* START Supplied material *
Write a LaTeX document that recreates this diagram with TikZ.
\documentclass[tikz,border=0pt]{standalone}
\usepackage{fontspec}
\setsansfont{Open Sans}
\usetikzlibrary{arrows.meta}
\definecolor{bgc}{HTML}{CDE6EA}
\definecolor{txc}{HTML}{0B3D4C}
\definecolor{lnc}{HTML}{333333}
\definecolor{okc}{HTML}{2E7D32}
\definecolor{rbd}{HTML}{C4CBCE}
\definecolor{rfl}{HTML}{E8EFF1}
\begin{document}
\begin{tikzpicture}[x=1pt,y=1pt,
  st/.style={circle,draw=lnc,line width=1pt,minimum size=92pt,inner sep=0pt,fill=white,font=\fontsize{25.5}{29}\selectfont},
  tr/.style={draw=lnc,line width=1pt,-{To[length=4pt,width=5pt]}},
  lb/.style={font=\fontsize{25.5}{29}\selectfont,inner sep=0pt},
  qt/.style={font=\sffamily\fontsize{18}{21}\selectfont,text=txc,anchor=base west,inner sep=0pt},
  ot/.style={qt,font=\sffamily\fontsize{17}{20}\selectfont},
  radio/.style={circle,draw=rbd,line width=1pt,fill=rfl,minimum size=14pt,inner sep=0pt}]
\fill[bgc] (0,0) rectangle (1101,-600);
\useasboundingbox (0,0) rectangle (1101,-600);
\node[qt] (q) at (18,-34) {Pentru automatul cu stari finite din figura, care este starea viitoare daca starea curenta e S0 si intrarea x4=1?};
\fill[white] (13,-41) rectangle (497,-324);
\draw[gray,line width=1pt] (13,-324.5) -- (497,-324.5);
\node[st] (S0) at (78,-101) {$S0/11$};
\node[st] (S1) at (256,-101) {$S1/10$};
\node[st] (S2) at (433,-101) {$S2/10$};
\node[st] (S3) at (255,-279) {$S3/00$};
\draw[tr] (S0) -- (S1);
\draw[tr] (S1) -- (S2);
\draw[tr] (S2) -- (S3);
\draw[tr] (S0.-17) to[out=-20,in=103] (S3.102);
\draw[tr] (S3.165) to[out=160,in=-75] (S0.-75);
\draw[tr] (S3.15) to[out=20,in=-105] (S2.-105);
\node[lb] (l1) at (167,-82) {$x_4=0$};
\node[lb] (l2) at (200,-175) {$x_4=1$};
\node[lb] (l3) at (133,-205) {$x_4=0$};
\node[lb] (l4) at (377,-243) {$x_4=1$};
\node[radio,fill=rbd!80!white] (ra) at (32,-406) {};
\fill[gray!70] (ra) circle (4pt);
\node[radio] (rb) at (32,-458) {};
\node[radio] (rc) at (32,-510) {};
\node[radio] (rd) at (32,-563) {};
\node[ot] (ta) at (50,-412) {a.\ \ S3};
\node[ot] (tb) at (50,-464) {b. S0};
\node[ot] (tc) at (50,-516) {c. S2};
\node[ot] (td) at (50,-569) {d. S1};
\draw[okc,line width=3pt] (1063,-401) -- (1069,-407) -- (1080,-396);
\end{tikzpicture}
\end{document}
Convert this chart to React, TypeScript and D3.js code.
* END Supplied material *
▶ [Instructions for the task] Return the lines above exactly, keeping every word.

▶ [Answer to this exercise]
Write a LaTeX document that recreates this diagram with TikZ.
\documentclass[tikz,border=0pt]{standalone}
\usepackage{fontspec}
\setsansfont{Open Sans}
\usetikzlibrary{arrows.meta}
\definecolor{bgc}{HTML}{CDE6EA}
\definecolor{txc}{HTML}{0B3D4C}
\definecolor{lnc}{HTML}{333333}
\definecolor{okc}{HTML}{2E7D32}
\definecolor{rbd}{HTML}{C4CBCE}
\definecolor{rfl}{HTML}{E8EFF1}
\begin{document}
\begin{tikzpicture}[x=1pt,y=1pt,
  st/.style={circle,draw=lnc,line width=1pt,minimum size=92pt,inner sep=0pt,fill=white,font=\fontsize{25.5}{29}\selectfont},
  tr/.style={draw=lnc,line width=1pt,-{To[length=4pt,width=5pt]}},
  lb/.style={font=\fontsize{25.5}{29}\selectfont,inner sep=0pt},
  qt/.style={font=\sffamily\fontsize{18}{21}\selectfont,text=txc,anchor=base west,inner sep=0pt},
  ot/.style={qt,font=\sffamily\fontsize{17}{20}\selectfont},
  radio/.style={circle,draw=rbd,line width=1pt,fill=rfl,minimum size=14pt,inner sep=0pt}]
\fill[bgc] (0,0) rectangle (1101,-600);
\useasboundingbox (0,0) rectangle (1101,-600);
\node[qt] (q) at (18,-34) {Pentru automatul cu stari finite din figura, care este starea viitoare daca starea curenta e S0 si intrarea x4=1?};
\fill[white] (13,-41) rectangle (497,-324);
\draw[gray,line width=1pt] (13,-324.5) -- (497,-324.5);
\node[st] (S0) at (78,-101) {$S0/11$};
\node[st] (S1) at (256,-101) {$S1/10$};
\node[st] (S2) at (433,-101) {$S2/10$};
\node[st] (S3) at (255,-279) {$S3/00$};
\draw[tr] (S0) -- (S1);
\draw[tr] (S1) -- (S2);
\draw[tr] (S2) -- (S3);
\draw[tr] (S0.-17) to[out=-20,in=103] (S3.102);
\draw[tr] (S3.165) to[out=160,in=-75] (S0.-75);
\draw[tr] (S3.15) to[out=20,in=-105] (S2.-105);
\node[lb] (l1) at (167,-82) {$x_4=0$};
\node[lb] (l2) at (200,-175) {$x_4=1$};
\node[lb] (l3) at (133,-205) {$x_4=0$};
\node[lb] (l4) at (377,-243) {$x_4=1$};
\node[radio,fill=rbd!80!white] (ra) at (32,-406) {};
\fill[gray!70] (ra) circle (4pt);
\node[radio] (rb) at (32,-458) {};
\node[radio] (rc) at (32,-510) {};
\node[radio] (rd) at (32,-563) {};
\node[ot] (ta) at (50,-412) {a.\ \ S3};
\node[ot] (tb) at (50,-464) {b. S0};
\node[ot] (tc) at (50,-516) {c. S2};
\node[ot] (td) at (50,-569) {d. S1};
\draw[okc,line width=3pt] (1063,-401) -- (1069,-407) -- (1080,-396);
\end{tikzpicture}
\end{document}
Convert this chart to React, TypeScript and D3.js code.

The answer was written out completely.